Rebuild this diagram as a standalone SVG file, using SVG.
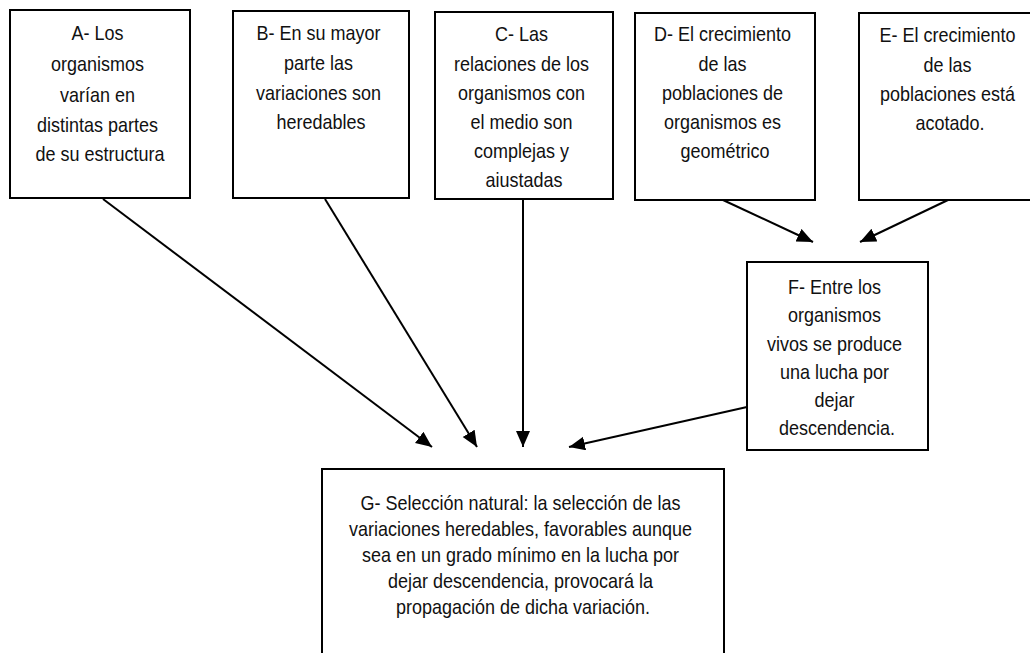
<svg xmlns="http://www.w3.org/2000/svg" width="1030" height="653" viewBox="0 0 1030 653">
  <style>
    .box { fill: #ffffff; stroke: #000000; stroke-width: 2; }
    .label { font-family: "Liberation Sans", Arial, sans-serif; font-size: 21px; fill: #111111; text-anchor: middle; }
    .edge { stroke: #000000; stroke-width: 2; fill: none; marker-end: url(#arrow); }
  </style>
  <defs>
    <marker id="arrow" markerUnits="userSpaceOnUse" markerWidth="17" markerHeight="15" refX="16" refY="7" orient="auto">
      <path d="M0,0 L16,7 L0,14 z" fill="#000000"/>
    </marker>
  </defs>
  <rect width="1030" height="653" fill="#ffffff"/>

  <!-- labels use a narrowed sans: centred at x=0, then shifted and squeezed horizontally -->
  <g id="node-a">
    <rect class="box" x="10" y="10" width="180" height="188"/>
    <text class="label" transform="translate(100,0) scale(0.857,1)">
      <tspan x="0" y="40">A- Los</tspan>
      <tspan x="0" y="71">organismos</tspan>
      <tspan x="0" y="102">varían en</tspan>
      <tspan x="0" y="132">distintas partes</tspan>
      <tspan x="0" y="161">de su estructura</tspan>
    </text>
  </g>

  <g id="node-b">
    <rect class="box" x="233" y="11" width="176" height="187"/>
    <text class="label" transform="translate(321,0) scale(0.857,1)">
      <tspan x="0" y="40">B- En su mayor</tspan>
      <tspan x="0" y="70">parte las</tspan>
      <tspan x="0" y="100">variaciones son</tspan>
      <tspan x="0" y="129">heredables</tspan>
    </text>
  </g>

  <g id="node-c">
    <rect class="box" x="435" y="12" width="178" height="187"/>
    <text class="label" transform="translate(524,0) scale(0.857,1)">
      <tspan x="0" y="41">C- Las</tspan>
      <tspan x="0" y="71">relaciones de los</tspan>
      <tspan x="0" y="100">organismos con</tspan>
      <tspan x="0" y="129">el medio son</tspan>
      <tspan x="0" y="158">complejas y</tspan>
      <tspan x="0" y="187">aiustadas</tspan>
    </text>
  </g>

  <g id="node-d">
    <rect class="box" x="635" y="13" width="180" height="187"/>
    <text class="label" transform="translate(725,0) scale(0.857,1)">
      <tspan x="0" y="41">D- El crecimiento</tspan>
      <tspan x="0" y="71">de las</tspan>
      <tspan x="0" y="100">poblaciones de</tspan>
      <tspan x="0" y="129">organismos es</tspan>
      <tspan x="0" y="158">geométrico</tspan>
    </text>
  </g>

  <g id="node-e">
    <rect class="box" x="859" y="13" width="186" height="187"/>
    <text class="label" transform="translate(950,0) scale(0.857,1)">
      <tspan x="0" y="42">E- El crecimiento</tspan>
      <tspan x="0" y="72">de las</tspan>
      <tspan x="0" y="101">poblaciones está</tspan>
      <tspan x="0" y="130">acotado.</tspan>
    </text>
  </g>

  <g id="node-f">
    <rect class="box" x="747" y="262" width="181" height="188"/>
    <text class="label" transform="translate(837,0) scale(0.857,1)">
      <tspan x="0" y="294">F- Entre los</tspan>
      <tspan x="0" y="322">organismos</tspan>
      <tspan x="0" y="351">vivos se produce</tspan>
      <tspan x="0" y="379">una lucha por</tspan>
      <tspan x="0" y="407">dejar</tspan>
      <tspan x="0" y="435">descendencia.</tspan>
    </text>
  </g>

  <g id="node-g">
    <rect class="box" x="322" y="469" width="402" height="200"/>
    <text class="label" transform="translate(523,0) scale(0.857,1)">
      <tspan x="0" y="510">G- Selección natural: la selección de las</tspan>
      <tspan x="0" y="536">variaciones heredables, favorables aunque</tspan>
      <tspan x="0" y="562">sea en un grado mínimo en la lucha por</tspan>
      <tspan x="0" y="588">dejar descendencia, provocará la</tspan>
      <tspan x="0" y="614">propagación de dicha variación.</tspan>
    </text>
  </g>

  <g id="connectors">
    <line class="edge" x1="103" y1="199" x2="432" y2="447"/>
    <line class="edge" x1="325" y1="199" x2="477" y2="447"/>
    <line class="edge" x1="523" y1="199" x2="523" y2="447"/>
    <line class="edge" x1="747" y1="407" x2="569" y2="447"/>
    <line class="edge" x1="723" y1="200" x2="813" y2="242"/>
    <line class="edge" x1="948" y1="200" x2="860" y2="242"/>
  </g>
</svg>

########

=== Problem description ===
Transcribe the listing above verbatim. Omit the pictures.

=== Answer to the exercise ===
Rebuild this diagram as a standalone SVG file, using SVG.
<svg xmlns="http://www.w3.org/2000/svg" width="1030" height="653" viewBox="0 0 1030 653">
  <style>
    .box { fill: #ffffff; stroke: #000000; stroke-width: 2; }
    .label { font-family: "Liberation Sans", Arial, sans-serif; font-size: 21px; fill: #111111; text-anchor: middle; }
    .edge { stroke: #000000; stroke-width: 2; fill: none; marker-end: url(#arrow); }
  </style>
  <defs>
    <marker id="arrow" markerUnits="userSpaceOnUse" markerWidth="17" markerHeight="15" refX="16" refY="7" orient="auto">
      <path d="M0,0 L16,7 L0,14 z" fill="#000000"/>
    </marker>
  </defs>
  <rect width="1030" height="653" fill="#ffffff"/>

  <!-- labels use a narrowed sans: centred at x=0, then shifted and squeezed horizontally -->
  <g id="node-a">
    <rect class="box" x="10" y="10" width="180" height="188"/>
    <text class="label" transform="translate(100,0) scale(0.857,1)">
      <tspan x="0" y="40">A- Los</tspan>
      <tspan x="0" y="71">organismos</tspan>
      <tspan x="0" y="102">varían en</tspan>
      <tspan x="0" y="132">distintas partes</tspan>
      <tspan x="0" y="161">de su estructura</tspan>
    </text>
  </g>

  <g id="node-b">
    <rect class="box" x="233" y="11" width="176" height="187"/>
    <text class="label" transform="translate(321,0) scale(0.857,1)">
      <tspan x="0" y="40">B- En su mayor</tspan>
      <tspan x="0" y="70">parte las</tspan>
      <tspan x="0" y="100">variaciones son</tspan>
      <tspan x="0" y="129">heredables</tspan>
    </text>
  </g>

  <g id="node-c">
    <rect class="box" x="435" y="12" width="178" height="187"/>
    <text class="label" transform="translate(524,0) scale(0.857,1)">
      <tspan x="0" y="41">C- Las</tspan>
      <tspan x="0" y="71">relaciones de los</tspan>
      <tspan x="0" y="100">organismos con</tspan>
      <tspan x="0" y="129">el medio son</tspan>
      <tspan x="0" y="158">complejas y</tspan>
      <tspan x="0" y="187">aiustadas</tspan>
    </text>
  </g>

  <g id="node-d">
    <rect class="box" x="635" y="13" width="180" height="187"/>
    <text class="label" transform="translate(725,0) scale(0.857,1)">
      <tspan x="0" y="41">D- El crecimiento</tspan>
      <tspan x="0" y="71">de las</tspan>
      <tspan x="0" y="100">poblaciones de</tspan>
      <tspan x="0" y="129">organismos es</tspan>
      <tspan x="0" y="158">geométrico</tspan>
    </text>
  </g>

  <g id="node-e">
    <rect class="box" x="859" y="13" width="186" height="187"/>
    <text class="label" transform="translate(950,0) scale(0.857,1)">
      <tspan x="0" y="42">E- El crecimiento</tspan>
      <tspan x="0" y="72">de las</tspan>
      <tspan x="0" y="101">poblaciones está</tspan>
      <tspan x="0" y="130">acotado.</tspan>
    </text>
  </g>

  <g id="node-f">
    <rect class="box" x="747" y="262" width="181" height="188"/>
    <text class="label" transform="translate(837,0) scale(0.857,1)">
      <tspan x="0" y="294">F- Entre los</tspan>
      <tspan x="0" y="322">organismos</tspan>
      <tspan x="0" y="351">vivos se produce</tspan>
      <tspan x="0" y="379">una lucha por</tspan>
      <tspan x="0" y="407">dejar</tspan>
      <tspan x="0" y="435">descendencia.</tspan>
    </text>
  </g>

  <g id="node-g">
    <rect class="box" x="322" y="469" width="402" height="200"/>
    <text class="label" transform="translate(523,0) scale(0.857,1)">
      <tspan x="0" y="510">G- Selección natural: la selección de las</tspan>
      <tspan x="0" y="536">variaciones heredables, favorables aunque</tspan>
      <tspan x="0" y="562">sea en un grado mínimo en la lucha por</tspan>
      <tspan x="0" y="588">dejar descendencia, provocará la</tspan>
      <tspan x="0" y="614">propagación de dicha variación.</tspan>
    </text>
  </g>

  <g id="connectors">
    <line class="edge" x1="103" y1="199" x2="432" y2="447"/>
    <line class="edge" x1="325" y1="199" x2="477" y2="447"/>
    <line class="edge" x1="523" y1="199" x2="523" y2="447"/>
    <line class="edge" x1="747" y1="407" x2="569" y2="447"/>
    <line class="edge" x1="723" y1="200" x2="813" y2="242"/>
    <line class="edge" x1="948" y1="200" x2="860" y2="242"/>
  </g>
</svg>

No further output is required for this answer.